[START OF TASK INPUTS]
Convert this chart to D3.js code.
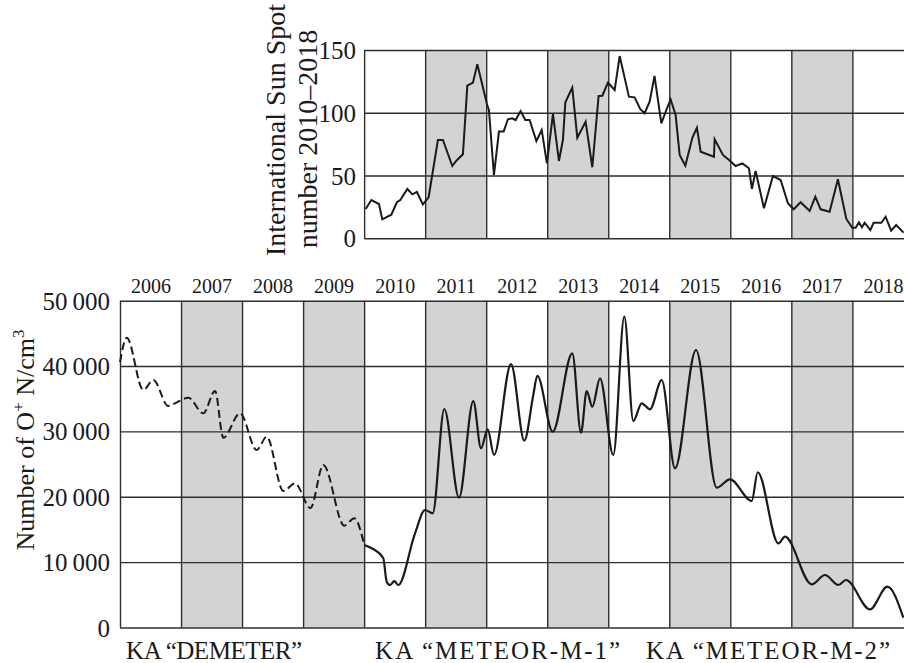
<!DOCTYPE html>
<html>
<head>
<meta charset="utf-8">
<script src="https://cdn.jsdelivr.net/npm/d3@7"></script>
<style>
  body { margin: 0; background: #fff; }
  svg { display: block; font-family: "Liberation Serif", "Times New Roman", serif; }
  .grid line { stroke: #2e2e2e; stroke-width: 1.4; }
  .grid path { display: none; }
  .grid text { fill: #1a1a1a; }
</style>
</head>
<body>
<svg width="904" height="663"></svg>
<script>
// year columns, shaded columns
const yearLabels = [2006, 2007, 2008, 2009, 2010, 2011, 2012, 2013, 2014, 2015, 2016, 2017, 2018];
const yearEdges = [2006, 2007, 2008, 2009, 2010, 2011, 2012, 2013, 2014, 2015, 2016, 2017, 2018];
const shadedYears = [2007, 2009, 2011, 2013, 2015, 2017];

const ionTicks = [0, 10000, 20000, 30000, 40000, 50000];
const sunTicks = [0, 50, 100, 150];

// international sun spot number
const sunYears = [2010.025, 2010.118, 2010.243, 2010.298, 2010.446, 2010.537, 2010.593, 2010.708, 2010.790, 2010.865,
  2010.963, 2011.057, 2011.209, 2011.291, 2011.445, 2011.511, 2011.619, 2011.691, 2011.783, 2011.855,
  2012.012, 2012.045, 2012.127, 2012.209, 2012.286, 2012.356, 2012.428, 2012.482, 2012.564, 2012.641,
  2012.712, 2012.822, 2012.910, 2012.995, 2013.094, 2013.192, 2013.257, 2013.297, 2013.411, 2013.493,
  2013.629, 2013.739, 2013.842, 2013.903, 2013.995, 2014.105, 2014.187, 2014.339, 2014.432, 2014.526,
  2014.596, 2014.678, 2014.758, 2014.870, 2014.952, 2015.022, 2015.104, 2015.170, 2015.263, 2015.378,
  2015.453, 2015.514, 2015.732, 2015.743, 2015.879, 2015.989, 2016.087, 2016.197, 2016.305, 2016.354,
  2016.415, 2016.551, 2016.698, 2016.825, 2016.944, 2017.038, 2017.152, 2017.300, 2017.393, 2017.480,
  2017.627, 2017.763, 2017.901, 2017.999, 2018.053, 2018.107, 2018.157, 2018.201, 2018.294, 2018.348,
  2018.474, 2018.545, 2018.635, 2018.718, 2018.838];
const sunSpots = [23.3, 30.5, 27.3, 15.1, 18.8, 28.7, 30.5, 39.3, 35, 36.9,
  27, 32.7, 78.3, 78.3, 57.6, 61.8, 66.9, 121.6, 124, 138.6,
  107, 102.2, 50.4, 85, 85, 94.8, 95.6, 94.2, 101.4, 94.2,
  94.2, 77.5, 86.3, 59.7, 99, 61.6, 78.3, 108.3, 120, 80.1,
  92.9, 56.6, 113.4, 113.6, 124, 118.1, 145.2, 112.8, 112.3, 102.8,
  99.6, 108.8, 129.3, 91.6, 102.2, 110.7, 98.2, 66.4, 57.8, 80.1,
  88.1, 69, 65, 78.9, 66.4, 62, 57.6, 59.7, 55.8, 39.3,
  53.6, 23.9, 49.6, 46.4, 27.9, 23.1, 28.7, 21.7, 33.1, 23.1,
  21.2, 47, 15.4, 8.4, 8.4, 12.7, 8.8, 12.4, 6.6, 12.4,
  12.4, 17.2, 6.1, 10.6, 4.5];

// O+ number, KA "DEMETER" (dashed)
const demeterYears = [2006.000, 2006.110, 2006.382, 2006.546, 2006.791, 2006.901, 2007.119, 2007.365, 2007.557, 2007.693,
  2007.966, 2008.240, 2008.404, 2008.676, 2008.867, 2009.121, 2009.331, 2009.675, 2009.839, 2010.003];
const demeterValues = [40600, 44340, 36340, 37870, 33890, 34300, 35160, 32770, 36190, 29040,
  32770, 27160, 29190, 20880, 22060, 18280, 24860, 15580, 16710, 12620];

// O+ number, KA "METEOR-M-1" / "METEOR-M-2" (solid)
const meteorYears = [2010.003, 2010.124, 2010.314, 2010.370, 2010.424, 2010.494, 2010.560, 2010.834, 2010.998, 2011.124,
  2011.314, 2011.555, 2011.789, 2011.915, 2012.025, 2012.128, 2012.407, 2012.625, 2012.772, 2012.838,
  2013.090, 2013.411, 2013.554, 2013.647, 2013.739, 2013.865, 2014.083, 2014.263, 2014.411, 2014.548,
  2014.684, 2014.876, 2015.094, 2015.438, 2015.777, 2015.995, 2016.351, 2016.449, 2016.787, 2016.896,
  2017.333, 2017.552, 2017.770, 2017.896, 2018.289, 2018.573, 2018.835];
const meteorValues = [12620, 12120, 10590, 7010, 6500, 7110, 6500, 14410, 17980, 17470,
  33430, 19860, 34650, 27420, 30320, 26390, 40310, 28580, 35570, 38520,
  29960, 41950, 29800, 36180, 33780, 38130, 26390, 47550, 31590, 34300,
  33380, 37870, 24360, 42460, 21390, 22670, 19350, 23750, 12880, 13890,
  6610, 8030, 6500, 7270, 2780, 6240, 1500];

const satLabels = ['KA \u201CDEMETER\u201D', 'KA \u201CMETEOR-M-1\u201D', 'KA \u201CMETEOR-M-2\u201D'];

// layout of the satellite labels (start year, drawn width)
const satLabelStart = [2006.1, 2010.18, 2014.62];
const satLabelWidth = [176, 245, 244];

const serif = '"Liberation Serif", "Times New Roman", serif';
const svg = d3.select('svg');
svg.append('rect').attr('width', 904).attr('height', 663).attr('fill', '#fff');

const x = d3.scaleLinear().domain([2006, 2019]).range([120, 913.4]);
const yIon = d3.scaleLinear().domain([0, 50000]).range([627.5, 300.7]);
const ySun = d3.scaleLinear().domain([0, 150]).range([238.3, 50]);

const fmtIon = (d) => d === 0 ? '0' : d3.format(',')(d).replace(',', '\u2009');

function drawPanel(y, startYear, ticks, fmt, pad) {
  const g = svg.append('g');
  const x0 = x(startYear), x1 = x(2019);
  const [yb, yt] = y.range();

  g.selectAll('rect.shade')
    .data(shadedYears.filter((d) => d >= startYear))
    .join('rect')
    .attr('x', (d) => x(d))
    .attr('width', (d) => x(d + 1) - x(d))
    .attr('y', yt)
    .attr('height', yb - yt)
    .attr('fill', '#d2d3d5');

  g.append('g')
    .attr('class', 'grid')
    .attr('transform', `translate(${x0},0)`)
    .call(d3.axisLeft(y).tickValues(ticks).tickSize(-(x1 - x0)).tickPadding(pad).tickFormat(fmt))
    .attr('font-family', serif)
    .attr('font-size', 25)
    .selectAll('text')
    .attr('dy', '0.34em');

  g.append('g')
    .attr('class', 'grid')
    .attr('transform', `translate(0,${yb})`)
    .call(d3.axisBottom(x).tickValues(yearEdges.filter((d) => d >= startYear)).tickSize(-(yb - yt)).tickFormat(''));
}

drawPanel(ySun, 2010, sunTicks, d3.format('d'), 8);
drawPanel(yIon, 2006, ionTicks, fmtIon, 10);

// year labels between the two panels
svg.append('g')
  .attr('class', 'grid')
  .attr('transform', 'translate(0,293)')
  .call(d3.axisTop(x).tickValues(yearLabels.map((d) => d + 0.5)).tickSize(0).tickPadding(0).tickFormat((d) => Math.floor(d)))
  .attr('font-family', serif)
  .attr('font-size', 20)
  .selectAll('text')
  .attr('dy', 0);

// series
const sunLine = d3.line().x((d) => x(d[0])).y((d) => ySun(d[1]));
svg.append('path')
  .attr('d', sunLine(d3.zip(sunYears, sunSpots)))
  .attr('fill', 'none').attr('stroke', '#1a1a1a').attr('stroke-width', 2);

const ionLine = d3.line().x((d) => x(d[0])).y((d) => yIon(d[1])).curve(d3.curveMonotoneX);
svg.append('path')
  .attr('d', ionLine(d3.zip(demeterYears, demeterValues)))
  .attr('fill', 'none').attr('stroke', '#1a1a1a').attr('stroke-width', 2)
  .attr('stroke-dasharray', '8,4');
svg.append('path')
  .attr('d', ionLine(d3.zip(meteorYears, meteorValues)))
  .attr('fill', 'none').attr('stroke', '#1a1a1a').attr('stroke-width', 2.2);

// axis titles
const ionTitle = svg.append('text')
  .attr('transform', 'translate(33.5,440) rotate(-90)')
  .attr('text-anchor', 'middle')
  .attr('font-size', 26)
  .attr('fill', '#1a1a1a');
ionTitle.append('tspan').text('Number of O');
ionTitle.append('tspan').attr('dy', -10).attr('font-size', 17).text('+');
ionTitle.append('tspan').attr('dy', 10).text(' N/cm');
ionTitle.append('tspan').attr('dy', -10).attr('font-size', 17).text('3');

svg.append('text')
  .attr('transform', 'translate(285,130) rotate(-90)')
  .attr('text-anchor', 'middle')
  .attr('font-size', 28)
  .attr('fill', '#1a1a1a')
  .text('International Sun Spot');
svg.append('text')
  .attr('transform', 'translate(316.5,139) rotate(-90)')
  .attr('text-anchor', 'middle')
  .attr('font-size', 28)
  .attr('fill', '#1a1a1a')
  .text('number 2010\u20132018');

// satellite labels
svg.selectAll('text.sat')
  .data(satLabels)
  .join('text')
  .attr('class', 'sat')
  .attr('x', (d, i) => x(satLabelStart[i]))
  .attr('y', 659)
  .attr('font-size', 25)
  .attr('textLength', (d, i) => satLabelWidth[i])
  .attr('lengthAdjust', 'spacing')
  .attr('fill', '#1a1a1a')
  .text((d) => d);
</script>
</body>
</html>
[END OF TASK INPUTS]
[START OF TASK INPUTS]
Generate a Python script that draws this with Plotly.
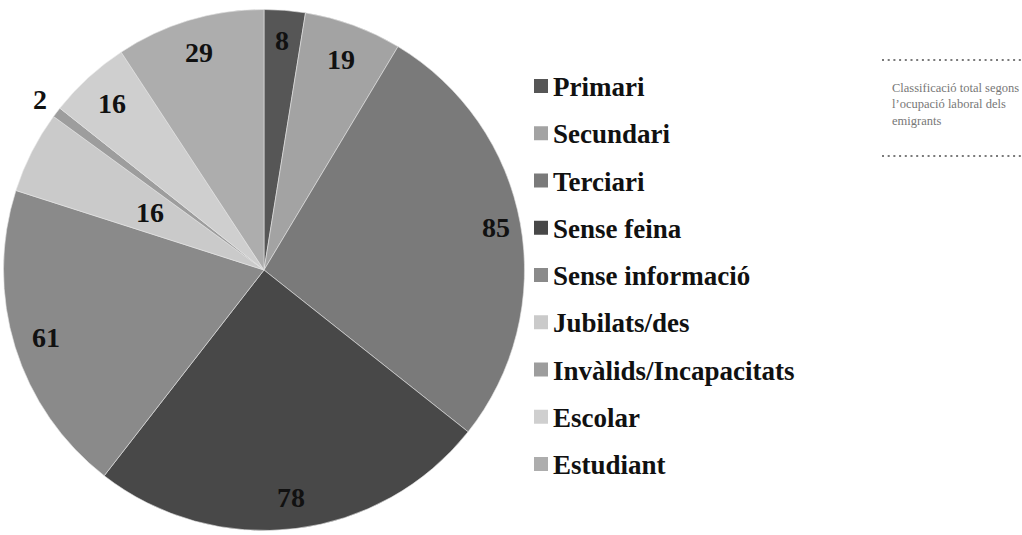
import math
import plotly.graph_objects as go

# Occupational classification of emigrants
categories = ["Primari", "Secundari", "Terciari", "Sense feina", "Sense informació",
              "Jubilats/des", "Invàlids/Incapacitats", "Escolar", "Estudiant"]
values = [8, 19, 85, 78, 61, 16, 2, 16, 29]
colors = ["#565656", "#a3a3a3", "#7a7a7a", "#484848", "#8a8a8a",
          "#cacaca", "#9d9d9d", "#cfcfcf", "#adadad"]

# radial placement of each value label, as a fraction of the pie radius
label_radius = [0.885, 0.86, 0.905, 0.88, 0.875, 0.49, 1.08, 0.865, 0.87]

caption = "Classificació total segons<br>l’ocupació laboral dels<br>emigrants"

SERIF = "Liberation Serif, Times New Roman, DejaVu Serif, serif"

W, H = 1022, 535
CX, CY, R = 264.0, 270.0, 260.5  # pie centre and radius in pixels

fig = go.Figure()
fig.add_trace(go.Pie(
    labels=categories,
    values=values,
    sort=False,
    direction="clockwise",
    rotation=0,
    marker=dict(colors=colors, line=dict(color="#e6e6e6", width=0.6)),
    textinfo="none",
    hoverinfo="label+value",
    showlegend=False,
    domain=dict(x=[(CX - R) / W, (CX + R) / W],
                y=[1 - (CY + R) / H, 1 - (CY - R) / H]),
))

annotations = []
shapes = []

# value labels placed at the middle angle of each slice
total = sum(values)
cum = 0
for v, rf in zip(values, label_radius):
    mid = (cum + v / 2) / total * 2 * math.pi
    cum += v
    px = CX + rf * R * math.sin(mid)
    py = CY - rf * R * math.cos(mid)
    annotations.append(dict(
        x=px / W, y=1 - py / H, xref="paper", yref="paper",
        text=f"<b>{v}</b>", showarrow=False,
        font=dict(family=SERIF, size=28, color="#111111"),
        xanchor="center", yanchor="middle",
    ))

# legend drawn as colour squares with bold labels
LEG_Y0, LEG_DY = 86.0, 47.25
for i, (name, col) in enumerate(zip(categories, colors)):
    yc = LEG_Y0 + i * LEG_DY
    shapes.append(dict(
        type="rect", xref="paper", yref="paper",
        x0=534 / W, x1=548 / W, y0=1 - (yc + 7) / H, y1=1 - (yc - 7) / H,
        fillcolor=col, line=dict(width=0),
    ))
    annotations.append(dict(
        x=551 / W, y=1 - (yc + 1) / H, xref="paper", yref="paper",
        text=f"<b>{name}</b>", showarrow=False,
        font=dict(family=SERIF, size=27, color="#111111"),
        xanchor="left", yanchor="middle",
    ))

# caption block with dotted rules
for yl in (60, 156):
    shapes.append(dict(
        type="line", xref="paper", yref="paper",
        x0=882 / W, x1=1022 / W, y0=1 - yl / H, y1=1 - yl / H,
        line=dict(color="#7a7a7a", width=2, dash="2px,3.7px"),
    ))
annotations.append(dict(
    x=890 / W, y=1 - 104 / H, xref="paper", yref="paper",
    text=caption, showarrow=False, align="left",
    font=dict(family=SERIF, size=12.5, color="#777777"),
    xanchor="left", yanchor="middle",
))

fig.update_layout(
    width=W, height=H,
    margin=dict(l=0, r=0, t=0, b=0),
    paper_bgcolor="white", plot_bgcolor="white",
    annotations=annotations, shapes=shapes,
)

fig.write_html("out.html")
[END OF TASK INPUTS]
*STATED GOAL*.
Using the entries above, extract exactly the lines from the one that contains "Convert this chart to D3.js code." through the one that contains "const sunTicks = [0, 50, 100, 150];". Do not carry over any pictures.

*FULL SOLUTION*.
Convert this chart to D3.js code.
<!DOCTYPE html>
<html>
<head>
<meta charset="utf-8">
<script src="https://cdn.jsdelivr.net/npm/d3@7"></script>
<style>
  body { margin: 0; background: #fff; }
  svg { display: block; font-family: "Liberation Serif", "Times New Roman", serif; }
  .grid line { stroke: #2e2e2e; stroke-width: 1.4; }
  .grid path { display: none; }
  .grid text { fill: #1a1a1a; }
</style>
</head>
<body>
<svg width="904" height="663"></svg>
<script>
// year columns, shaded columns
const yearLabels = [2006, 2007, 2008, 2009, 2010, 2011, 2012, 2013, 2014, 2015, 2016, 2017, 2018];
const yearEdges = [2006, 2007, 2008, 2009, 2010, 2011, 2012, 2013, 2014, 2015, 2016, 2017, 2018];
const shadedYears = [2007, 2009, 2011, 2013, 2015, 2017];

const ionTicks = [0, 10000, 20000, 30000, 40000, 50000];
const sunTicks = [0, 50, 100, 150];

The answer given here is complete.